> **PROBLEM TO WORK ON**:
Extract everything from the first line through the line with "import plotly.graph_objects as go", both ends included, except for any pictures.

======

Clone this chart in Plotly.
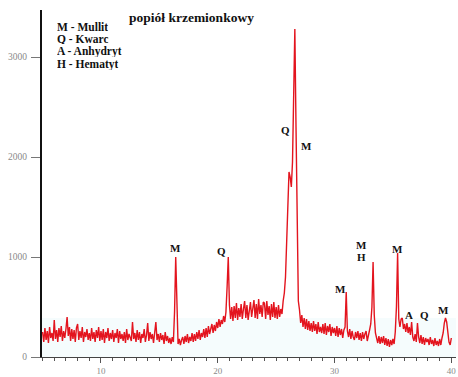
import plotly.graph_objects as go

# XRD pattern: intensity sampled every 0.1 deg 2theta from 5.0 to 40.0
intensity = [
    # 5.0
    250, 150, 290, 170, 260, 140, 300, 190, 240, 160,
    # 6.0
    370, 180, 270, 150, 290, 200, 310, 160, 260, 190,
    # 7.0
    280, 400, 210, 300, 160, 280, 180, 270, 150, 290,
    # 8.0
    330, 170, 260, 190, 300, 150, 250, 200, 280, 170,
    # 9.0
    240, 160, 290, 180, 250, 150, 270, 190, 300, 160,
    # 10.0
    260, 170, 280, 140, 250, 190, 290, 160, 240, 180,
    # 11.0
    270, 150, 240, 190, 280, 140, 260, 180, 230, 160,
    # 12.0
    250, 140, 280, 170, 230, 190, 160, 350, 180, 240,
    # 13.0
    150, 270, 170, 250, 140, 230, 190, 280, 150, 220,
    # 14.0
    340, 160, 250, 180, 230, 140, 220, 350, 170, 230,
    # 15.0
    150, 240, 170, 220, 130, 250, 160, 210, 140, 190,
    # 16.0
    130, 200, 150, 450, 1000, 380, 130, 180, 120, 170,
    # 17.0
    200, 130, 210, 150, 230, 140, 200, 160, 240, 150,
    # 18.0
    230, 160, 250, 180, 270, 170, 240, 200, 280, 190,
    # 19.0
    290, 200, 310, 230, 280, 330, 240, 320, 260, 350,
    # 20.0
    290, 380, 300, 370, 330, 410, 350, 450, 700, 1000,
    # 21.0
    520, 380, 500, 360, 510, 390, 540, 370, 490, 400,
    # 22.0
    530, 380, 480, 560, 390, 520, 370, 500, 550, 400,
    # 23.0
    510, 570, 390, 530, 380, 580, 430, 520, 400, 550,
    # 24.0
    540, 380, 560, 420, 510, 370, 530, 400, 550, 390,
    # 25.0
    500, 380, 520, 400, 480, 430, 560, 640, 800, 1150,
    # 26.0
    1600, 1850, 1800, 1700, 1950, 2700, 3280, 2300, 1100, 560,
    # 27.0
    470, 340, 420, 300, 390, 280, 380, 270, 360, 260,
    # 28.0
    340, 250, 360, 260, 330, 230, 350, 250, 300, 240,
    # 29.0
    330, 230, 340, 220, 310, 250, 330, 210, 300, 240,
    # 30.0
    290, 210, 310, 200, 290, 220, 280, 190, 270, 300,
    # 31.0
    650, 260, 200, 280, 180, 260, 200, 170, 250, 190,
    # 32.0
    260, 170, 240, 160, 250, 180, 230, 260, 160, 240,
    # 33.0
    270, 330, 500, 950, 420, 240, 180, 140, 210, 130,
    # 34.0
    200, 140, 210, 120, 190, 110, 180, 100, 170, 120,
    # 35.0
    180, 130, 250, 500, 1040, 380, 300, 380, 390, 280,
    # 36.0
    330, 250, 340, 240, 300, 220, 350, 200, 160, 230,
    # 37.0
    150, 340, 200, 140, 220, 130, 200, 120, 190, 150,
    # 38.0
    180, 120, 200, 130, 170, 110, 190, 120, 160, 110,
    # 39.0
    180, 120, 190, 240, 340, 390, 350, 250, 150, 120,
    # 40.0
    190,
]
two_theta = [round(5.0 + 0.1 * i, 1) for i in range(len(intensity))]

title_text = "popiół krzemionkowy"
legend_lines = ["M - Mullit", "Q - Kwarc", "A - Anhydryt", "H - Hematyt"]

peak_labels = ["M", "Q", "Q", "M", "M", "M", "H", "M", "A", "Q", "M"]
peak_label_x = [16.42, 20.36, 25.76, 27.64, 30.47, 32.35, 32.35, 35.35, 36.38, 37.66, 39.37]
peak_label_y = [1090, 1060, 2270, 2110, 680, 1120, 1000, 1080, 420, 420, 470]

x_ticks = [10, 20, 30, 40]
y_ticks = [0, 1000, 2000, 3000]

fig = go.Figure()
fig.add_trace(go.Scatter(
    x=two_theta, y=intensity, mode="lines",
    line=dict(color="#e3141e", width=1.4),
    hoverinfo="skip", showlegend=False,
))

serif = "Liberation Serif, Times New Roman, serif"

annotations = []
annotations.append(dict(
    x=17.79, y=3400, xref="x", yref="y", text="<b>" + title_text + "</b>",
    showarrow=False, font=dict(family=serif, size=13.5, color="#111"),
))
leg_y = [3310, 3183, 3057, 2930]
for t, yy in zip(legend_lines, leg_y):
    annotations.append(dict(
        x=6.06, y=yy, xref="x", yref="y", text="<b>" + t + "</b>",
        xanchor="left", showarrow=False, height=11,
        font=dict(family=serif, size=11.5, color="#111"),
    ))
for t, xx, yy in zip(peak_labels, peak_label_x, peak_label_y):
    annotations.append(dict(
        x=xx, y=yy, xref="x", yref="y", text="<b>" + t + "</b>",
        showarrow=False, height=12, font=dict(family=serif, size=11, color="#111"),
    ))

fig.update_layout(
    width=458, height=377,
    margin=dict(l=42, r=2, t=10, b=20),
    paper_bgcolor="white", plot_bgcolor="white",
    annotations=annotations,
    shapes=[dict(type="rect", xref="x", yref="y", x0=4.95, x1=40.4, y0=0, y1=390,
                 fillcolor="rgba(205,238,245,0.2)", line=dict(width=0), layer="below")],
    xaxis=dict(
        range=[4.95, 40.4], tickmode="array", tickvals=x_ticks, automargin=False,
        ticks="outside", ticklen=5, tickcolor="#555", tickwidth=1,
        minor=dict(dtick=1, tick0=0, ticks="outside", ticklen=3, tickcolor="#555"),
        showline=True, linecolor="#444", linewidth=1.2,
        showgrid=False, zeroline=False,
        tickfont=dict(family=serif, size=9, color="#8a8a8a"),
    ),
    yaxis=dict(
        range=[0, 3470], tickmode="array", tickvals=y_ticks, automargin=False,
        ticks="outside", ticklen=9, tickcolor="#777", tickwidth=1,
        ticklabelstandoff=2,
        showline=True, linecolor="#111", linewidth=2,
        showgrid=False, zeroline=False,
        tickfont=dict(family=serif, size=9.5, color="#8a8a8a"),
    ),
)

fig.write_html(
    "out.html",
    config={"displayModeBar": False},
    post_script="document.body.style.margin='0';document.body.style.overflow='hidden';",
)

======

> **THE OUTPUT**:
Clone this chart in Plotly.
import plotly.graph_objects as go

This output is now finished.